## WRITTEN PROBLEM
Each line from the one containing "Output the LaTeX" through the one containing "[txt] (guzht) at" is to be retyped exactly, both end lines included, and all other lines left out.

## MATERIAL PROVIDED
────

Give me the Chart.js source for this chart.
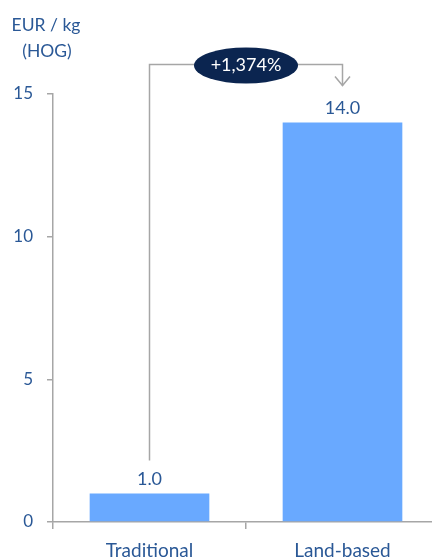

────

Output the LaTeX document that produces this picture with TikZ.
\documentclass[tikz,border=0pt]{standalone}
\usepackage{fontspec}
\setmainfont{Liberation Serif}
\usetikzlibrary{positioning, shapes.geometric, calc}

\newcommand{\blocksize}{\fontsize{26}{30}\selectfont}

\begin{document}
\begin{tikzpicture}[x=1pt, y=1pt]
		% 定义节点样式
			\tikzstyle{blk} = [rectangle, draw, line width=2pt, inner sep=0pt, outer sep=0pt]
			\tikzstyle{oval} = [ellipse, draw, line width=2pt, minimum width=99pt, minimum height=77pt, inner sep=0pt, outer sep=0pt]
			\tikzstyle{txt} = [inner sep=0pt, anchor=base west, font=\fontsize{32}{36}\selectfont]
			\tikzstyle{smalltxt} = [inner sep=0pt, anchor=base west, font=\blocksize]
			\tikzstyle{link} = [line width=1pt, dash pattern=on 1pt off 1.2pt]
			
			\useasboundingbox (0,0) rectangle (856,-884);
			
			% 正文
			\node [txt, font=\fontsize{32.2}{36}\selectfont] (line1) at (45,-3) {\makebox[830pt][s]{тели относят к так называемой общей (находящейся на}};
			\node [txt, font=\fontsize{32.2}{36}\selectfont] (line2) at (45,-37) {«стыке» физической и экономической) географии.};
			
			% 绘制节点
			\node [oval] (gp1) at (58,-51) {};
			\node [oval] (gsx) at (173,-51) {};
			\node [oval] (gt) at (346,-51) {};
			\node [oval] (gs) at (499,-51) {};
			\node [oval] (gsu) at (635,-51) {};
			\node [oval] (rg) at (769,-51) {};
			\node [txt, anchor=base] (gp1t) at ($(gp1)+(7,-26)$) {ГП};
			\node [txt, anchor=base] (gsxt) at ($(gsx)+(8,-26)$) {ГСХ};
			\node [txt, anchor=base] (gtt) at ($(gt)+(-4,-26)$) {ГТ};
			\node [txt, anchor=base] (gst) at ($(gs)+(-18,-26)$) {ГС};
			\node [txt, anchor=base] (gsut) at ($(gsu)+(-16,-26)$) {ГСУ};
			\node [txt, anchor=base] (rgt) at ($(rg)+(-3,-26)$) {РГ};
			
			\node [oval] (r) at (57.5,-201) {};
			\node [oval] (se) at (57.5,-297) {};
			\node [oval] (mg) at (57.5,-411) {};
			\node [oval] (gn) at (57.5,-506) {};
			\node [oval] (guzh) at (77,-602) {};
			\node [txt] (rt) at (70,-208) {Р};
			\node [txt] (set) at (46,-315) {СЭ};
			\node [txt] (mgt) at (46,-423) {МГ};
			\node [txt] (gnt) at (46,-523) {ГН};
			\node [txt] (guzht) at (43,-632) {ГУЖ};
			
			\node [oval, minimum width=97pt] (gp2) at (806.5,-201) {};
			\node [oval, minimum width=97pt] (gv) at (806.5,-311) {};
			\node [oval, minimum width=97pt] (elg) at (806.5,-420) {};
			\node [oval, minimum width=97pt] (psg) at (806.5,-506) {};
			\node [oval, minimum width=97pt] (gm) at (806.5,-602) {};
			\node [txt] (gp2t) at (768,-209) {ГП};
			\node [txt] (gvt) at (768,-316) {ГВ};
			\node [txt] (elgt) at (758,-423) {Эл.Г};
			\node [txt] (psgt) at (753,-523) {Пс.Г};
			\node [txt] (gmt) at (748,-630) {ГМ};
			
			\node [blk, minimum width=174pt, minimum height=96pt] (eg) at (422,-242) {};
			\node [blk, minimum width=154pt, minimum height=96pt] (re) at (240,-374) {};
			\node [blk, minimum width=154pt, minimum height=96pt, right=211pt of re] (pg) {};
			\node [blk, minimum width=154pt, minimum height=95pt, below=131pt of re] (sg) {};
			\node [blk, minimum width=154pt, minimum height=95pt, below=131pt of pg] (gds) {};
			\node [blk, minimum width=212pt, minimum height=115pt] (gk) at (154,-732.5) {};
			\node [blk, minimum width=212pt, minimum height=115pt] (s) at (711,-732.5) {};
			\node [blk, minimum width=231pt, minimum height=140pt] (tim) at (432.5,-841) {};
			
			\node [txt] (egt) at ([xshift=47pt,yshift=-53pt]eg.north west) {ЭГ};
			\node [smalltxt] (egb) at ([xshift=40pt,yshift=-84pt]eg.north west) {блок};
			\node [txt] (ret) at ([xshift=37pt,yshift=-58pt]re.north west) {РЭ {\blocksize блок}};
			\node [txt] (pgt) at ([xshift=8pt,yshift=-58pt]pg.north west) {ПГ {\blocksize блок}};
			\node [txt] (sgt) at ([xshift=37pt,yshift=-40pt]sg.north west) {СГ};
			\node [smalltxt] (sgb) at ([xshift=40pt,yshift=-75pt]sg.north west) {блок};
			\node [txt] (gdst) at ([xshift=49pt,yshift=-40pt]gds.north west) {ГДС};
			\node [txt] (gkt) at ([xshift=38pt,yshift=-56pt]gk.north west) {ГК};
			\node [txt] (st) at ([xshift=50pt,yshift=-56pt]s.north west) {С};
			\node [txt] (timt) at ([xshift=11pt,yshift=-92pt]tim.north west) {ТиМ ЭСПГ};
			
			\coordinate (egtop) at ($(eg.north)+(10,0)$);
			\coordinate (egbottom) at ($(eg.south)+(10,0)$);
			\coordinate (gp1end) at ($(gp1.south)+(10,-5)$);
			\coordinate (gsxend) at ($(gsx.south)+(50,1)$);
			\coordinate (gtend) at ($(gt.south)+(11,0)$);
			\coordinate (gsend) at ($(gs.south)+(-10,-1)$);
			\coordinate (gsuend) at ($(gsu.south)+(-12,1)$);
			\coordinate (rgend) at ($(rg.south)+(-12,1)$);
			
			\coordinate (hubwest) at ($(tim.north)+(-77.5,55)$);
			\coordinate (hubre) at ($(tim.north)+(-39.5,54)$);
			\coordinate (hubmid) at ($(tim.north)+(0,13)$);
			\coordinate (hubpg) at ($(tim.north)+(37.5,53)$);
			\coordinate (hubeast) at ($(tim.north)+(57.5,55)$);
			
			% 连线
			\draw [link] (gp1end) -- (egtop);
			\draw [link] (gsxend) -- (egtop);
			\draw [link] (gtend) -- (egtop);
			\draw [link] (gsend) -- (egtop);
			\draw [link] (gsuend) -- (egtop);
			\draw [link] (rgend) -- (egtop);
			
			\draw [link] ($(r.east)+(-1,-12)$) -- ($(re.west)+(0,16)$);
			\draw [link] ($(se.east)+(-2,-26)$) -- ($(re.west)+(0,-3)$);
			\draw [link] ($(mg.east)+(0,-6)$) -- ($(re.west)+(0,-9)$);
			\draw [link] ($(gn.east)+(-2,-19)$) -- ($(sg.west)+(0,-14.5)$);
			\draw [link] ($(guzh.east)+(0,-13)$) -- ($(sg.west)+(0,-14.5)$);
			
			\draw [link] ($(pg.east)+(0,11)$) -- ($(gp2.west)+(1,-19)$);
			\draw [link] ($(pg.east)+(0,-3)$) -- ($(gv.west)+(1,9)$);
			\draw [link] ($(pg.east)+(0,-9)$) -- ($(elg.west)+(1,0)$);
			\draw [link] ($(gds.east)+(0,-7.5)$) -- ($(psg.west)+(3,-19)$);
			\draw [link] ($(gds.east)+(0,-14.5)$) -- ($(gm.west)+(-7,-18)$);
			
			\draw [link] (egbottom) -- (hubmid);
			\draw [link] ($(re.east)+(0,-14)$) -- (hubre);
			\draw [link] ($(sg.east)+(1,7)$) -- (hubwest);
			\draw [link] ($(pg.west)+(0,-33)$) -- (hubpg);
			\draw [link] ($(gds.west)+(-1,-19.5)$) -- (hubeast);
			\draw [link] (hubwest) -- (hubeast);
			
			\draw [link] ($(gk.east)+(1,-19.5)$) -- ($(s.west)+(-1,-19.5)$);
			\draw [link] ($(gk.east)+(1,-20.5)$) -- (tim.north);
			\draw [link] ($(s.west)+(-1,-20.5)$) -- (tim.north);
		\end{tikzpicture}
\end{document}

────

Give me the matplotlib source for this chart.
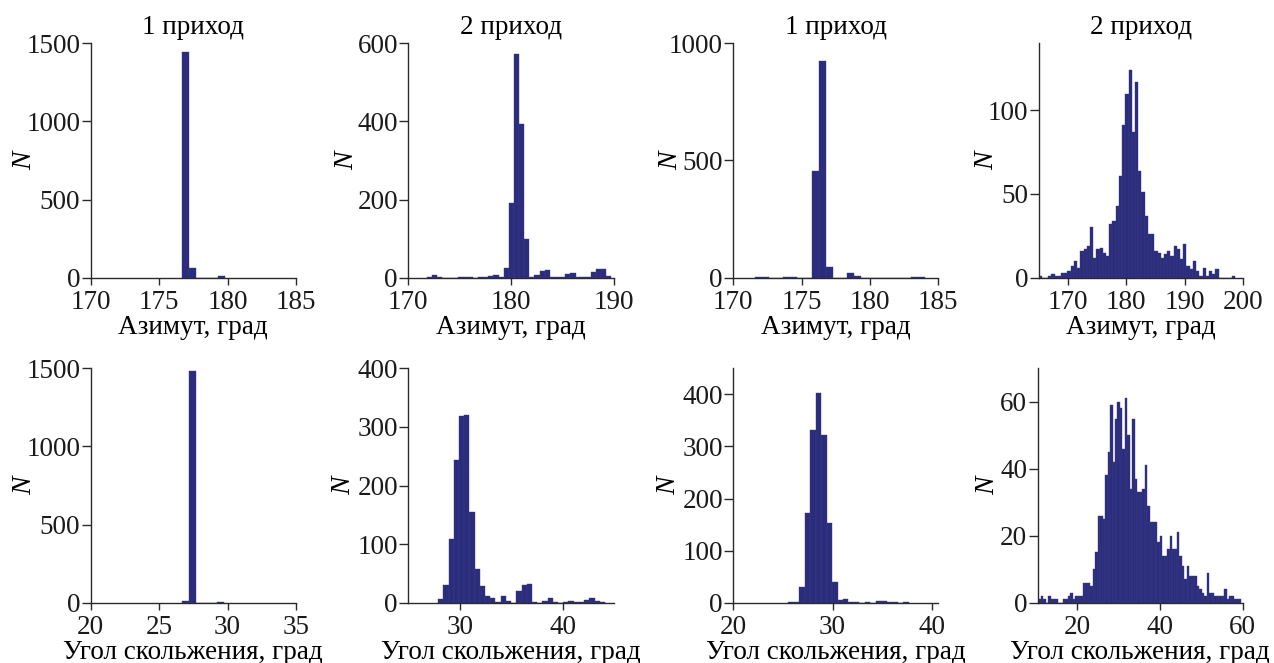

────

## EXERCISE OUTPUT
Output the LaTeX document that produces this picture with TikZ.
\documentclass[tikz,border=0pt]{standalone}
\usepackage{fontspec}
\setmainfont{Liberation Serif}
\usetikzlibrary{positioning, shapes.geometric, calc}

\newcommand{\blocksize}{\fontsize{26}{30}\selectfont}

\begin{document}
\begin{tikzpicture}[x=1pt, y=1pt]
		% 定义节点样式
			\tikzstyle{blk} = [rectangle, draw, line width=2pt, inner sep=0pt, outer sep=0pt]
			\tikzstyle{oval} = [ellipse, draw, line width=2pt, minimum width=99pt, minimum height=77pt, inner sep=0pt, outer sep=0pt]
			\tikzstyle{txt} = [inner sep=0pt, anchor=base west, font=\fontsize{32}{36}\selectfont]
			\tikzstyle{smalltxt} = [inner sep=0pt, anchor=base west, font=\blocksize]
			\tikzstyle{link} = [line width=1pt, dash pattern=on 1pt off 1.2pt]
			
			\useasboundingbox (0,0) rectangle (856,-884);
			
			% 正文
			\node [txt, font=\fontsize{32.2}{36}\selectfont] (line1) at (45,-3) {\makebox[830pt][s]{тели относят к так называемой общей (находящейся на}};
			\node [txt, font=\fontsize{32.2}{36}\selectfont] (line2) at (45,-37) {«стыке» физической и экономической) географии.};
			
			% 绘制节点
			\node [oval] (gp1) at (58,-51) {};
			\node [oval] (gsx) at (173,-51) {};
			\node [oval] (gt) at (346,-51) {};
			\node [oval] (gs) at (499,-51) {};
			\node [oval] (gsu) at (635,-51) {};
			\node [oval] (rg) at (769,-51) {};
			\node [txt, anchor=base] (gp1t) at ($(gp1)+(7,-26)$) {ГП};
			\node [txt, anchor=base] (gsxt) at ($(gsx)+(8,-26)$) {ГСХ};
			\node [txt, anchor=base] (gtt) at ($(gt)+(-4,-26)$) {ГТ};
			\node [txt, anchor=base] (gst) at ($(gs)+(-18,-26)$) {ГС};
			\node [txt, anchor=base] (gsut) at ($(gsu)+(-16,-26)$) {ГСУ};
			\node [txt, anchor=base] (rgt) at ($(rg)+(-3,-26)$) {РГ};
			
			\node [oval] (r) at (57.5,-201) {};
			\node [oval] (se) at (57.5,-297) {};
			\node [oval] (mg) at (57.5,-411) {};
			\node [oval] (gn) at (57.5,-506) {};
			\node [oval] (guzh) at (77,-602) {};
			\node [txt] (rt) at (70,-208) {Р};
			\node [txt] (set) at (46,-315) {СЭ};
			\node [txt] (mgt) at (46,-423) {МГ};
			\node [txt] (gnt) at (46,-523) {ГН};
			\node [txt] (guzht) at (43,-632) {ГУЖ};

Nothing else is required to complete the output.